Two studies point to explosive mobile broadband growth

Informa Telecoms & Media's newest World Cellular Data Metrics report indicates mobile broadband subscribers worldwide almost reached a quarter of a billion at the end of March with more than 225 million subscribers. The figure represented 93% year-on-year growth.

The firm said the popularity of mobile broadband is at its highest in the Asia-Pacific region, which supports more than 90 million subscribers. Latin American subscribers are growing fast. The region represents 385% year-on-year growth and supports more than 10 million subscribers as 3G operators offer emerging market subscribers a primary Internet connection.

Smartphones are contributing to a surge in mobile data traffic, Informa said. The spread of the iPhone continues to boost data usage for those operators that distribute the model with O2 reporting that 40% of its data traffic in UK comes from the smartphone market.

Meanwhile, Allot Communications released this week what is called its inaugural Global Mobile Broadband Traffic Report (GMBT), which indicates that worldwide mobile data bandwidth usage has increased by about 30% during the second quarter of 2009. Again, Asia leads the growth with 36%, while Europe posted 28% growth and the Americas recorded 25%. The report tracked global IP application usage and growth, collected data from leading mobile operators worldwide with a combined user base of more than 150 million subscribers.

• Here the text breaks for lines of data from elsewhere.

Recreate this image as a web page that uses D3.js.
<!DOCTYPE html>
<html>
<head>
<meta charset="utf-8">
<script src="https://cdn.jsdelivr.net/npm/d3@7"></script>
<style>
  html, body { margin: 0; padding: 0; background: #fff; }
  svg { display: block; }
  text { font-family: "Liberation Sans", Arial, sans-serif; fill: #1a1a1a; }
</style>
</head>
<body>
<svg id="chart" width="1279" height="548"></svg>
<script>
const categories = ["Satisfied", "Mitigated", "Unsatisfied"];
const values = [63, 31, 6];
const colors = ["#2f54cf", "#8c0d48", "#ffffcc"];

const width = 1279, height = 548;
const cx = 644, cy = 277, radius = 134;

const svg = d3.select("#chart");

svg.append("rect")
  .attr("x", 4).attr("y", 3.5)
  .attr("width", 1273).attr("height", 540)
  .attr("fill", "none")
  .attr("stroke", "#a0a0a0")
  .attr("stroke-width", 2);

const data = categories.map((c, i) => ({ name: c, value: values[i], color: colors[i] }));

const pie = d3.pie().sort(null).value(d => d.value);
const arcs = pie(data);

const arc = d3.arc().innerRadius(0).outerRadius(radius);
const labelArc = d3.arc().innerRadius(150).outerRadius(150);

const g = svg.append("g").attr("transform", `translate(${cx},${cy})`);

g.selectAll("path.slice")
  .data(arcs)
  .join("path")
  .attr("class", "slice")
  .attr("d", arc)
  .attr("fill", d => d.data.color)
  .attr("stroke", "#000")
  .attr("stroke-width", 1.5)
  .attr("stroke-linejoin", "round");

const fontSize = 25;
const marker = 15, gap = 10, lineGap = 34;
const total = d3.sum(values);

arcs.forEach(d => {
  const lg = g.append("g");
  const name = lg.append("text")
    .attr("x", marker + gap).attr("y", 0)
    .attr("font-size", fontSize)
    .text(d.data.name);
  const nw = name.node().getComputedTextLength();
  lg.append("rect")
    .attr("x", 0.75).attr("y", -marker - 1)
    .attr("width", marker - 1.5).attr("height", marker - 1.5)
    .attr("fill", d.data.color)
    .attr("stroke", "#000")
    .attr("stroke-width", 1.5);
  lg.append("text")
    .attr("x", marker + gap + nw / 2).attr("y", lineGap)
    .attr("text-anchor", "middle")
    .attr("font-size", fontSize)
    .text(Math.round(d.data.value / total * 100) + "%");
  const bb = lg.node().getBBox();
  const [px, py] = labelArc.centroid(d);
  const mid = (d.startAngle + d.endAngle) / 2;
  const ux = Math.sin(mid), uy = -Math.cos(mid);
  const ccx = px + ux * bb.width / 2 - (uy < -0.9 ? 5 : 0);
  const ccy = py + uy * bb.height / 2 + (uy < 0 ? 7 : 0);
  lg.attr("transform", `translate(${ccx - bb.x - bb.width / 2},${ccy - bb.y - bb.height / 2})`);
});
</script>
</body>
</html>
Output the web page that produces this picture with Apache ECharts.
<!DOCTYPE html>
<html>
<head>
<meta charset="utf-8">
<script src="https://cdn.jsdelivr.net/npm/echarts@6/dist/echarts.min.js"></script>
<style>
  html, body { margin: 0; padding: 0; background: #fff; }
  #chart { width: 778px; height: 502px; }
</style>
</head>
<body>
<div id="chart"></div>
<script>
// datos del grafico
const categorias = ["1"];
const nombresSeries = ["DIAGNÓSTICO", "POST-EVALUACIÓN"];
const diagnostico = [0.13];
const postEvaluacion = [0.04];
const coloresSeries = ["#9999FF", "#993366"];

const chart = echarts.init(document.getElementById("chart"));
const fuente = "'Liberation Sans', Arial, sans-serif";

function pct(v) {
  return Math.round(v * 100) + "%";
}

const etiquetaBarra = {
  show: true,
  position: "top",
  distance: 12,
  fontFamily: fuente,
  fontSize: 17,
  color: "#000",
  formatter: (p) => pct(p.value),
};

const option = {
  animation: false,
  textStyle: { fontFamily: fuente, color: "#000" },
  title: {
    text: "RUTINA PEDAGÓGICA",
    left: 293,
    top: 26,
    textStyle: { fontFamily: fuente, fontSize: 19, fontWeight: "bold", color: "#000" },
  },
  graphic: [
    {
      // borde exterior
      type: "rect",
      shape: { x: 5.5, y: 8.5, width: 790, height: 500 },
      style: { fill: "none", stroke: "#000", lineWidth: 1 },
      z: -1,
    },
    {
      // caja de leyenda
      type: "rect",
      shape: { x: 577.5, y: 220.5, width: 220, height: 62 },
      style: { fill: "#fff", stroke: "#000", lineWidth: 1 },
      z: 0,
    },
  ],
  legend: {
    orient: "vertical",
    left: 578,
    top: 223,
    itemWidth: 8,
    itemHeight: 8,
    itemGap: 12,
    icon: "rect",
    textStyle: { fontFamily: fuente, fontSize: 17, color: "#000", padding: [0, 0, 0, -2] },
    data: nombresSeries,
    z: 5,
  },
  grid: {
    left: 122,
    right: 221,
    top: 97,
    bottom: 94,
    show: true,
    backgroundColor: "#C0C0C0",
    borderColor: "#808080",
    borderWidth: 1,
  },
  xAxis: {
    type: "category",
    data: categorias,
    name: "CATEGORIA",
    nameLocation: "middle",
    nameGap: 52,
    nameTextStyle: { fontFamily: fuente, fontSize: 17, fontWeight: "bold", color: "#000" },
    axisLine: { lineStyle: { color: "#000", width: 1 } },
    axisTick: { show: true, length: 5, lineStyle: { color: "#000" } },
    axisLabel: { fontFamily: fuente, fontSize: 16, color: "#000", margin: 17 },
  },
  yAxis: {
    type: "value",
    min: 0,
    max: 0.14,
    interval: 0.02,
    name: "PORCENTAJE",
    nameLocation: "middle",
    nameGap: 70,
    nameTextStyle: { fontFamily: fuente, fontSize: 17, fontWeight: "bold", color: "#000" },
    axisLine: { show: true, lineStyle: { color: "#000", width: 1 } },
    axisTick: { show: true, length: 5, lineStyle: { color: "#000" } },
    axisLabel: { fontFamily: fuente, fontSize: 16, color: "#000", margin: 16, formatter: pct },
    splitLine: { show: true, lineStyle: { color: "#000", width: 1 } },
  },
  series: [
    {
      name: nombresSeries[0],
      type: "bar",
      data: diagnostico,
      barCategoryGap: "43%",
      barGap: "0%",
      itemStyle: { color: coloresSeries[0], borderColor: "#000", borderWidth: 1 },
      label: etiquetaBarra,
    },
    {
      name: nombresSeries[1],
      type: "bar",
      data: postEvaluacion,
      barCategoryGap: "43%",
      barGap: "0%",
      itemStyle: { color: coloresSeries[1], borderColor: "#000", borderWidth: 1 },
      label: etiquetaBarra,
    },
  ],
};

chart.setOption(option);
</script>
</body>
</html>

Allot said the report shows how subscribers, particularly heavy data users, do not distinguish between their fixed and their mobile networks, and seem to expect the same service from the Internet, irrespective of their access method.   

According to the Allot GMBT:

HTTP browsing is the most popular application globally and usage increased by 21%.

HTTP streaming is the fastest growing application with a usage increase of 58%. This includes streaming sites such as YouTube and Hulu.

HTTP downloads, which experienced 34% growth globally, are now almost as popular as P2P, and in EMEA have even overtaken P2P in popularity.

P2P accounts for 42% of bandwidth utilization in the busiest cells on the network, but only 21% in the average cell.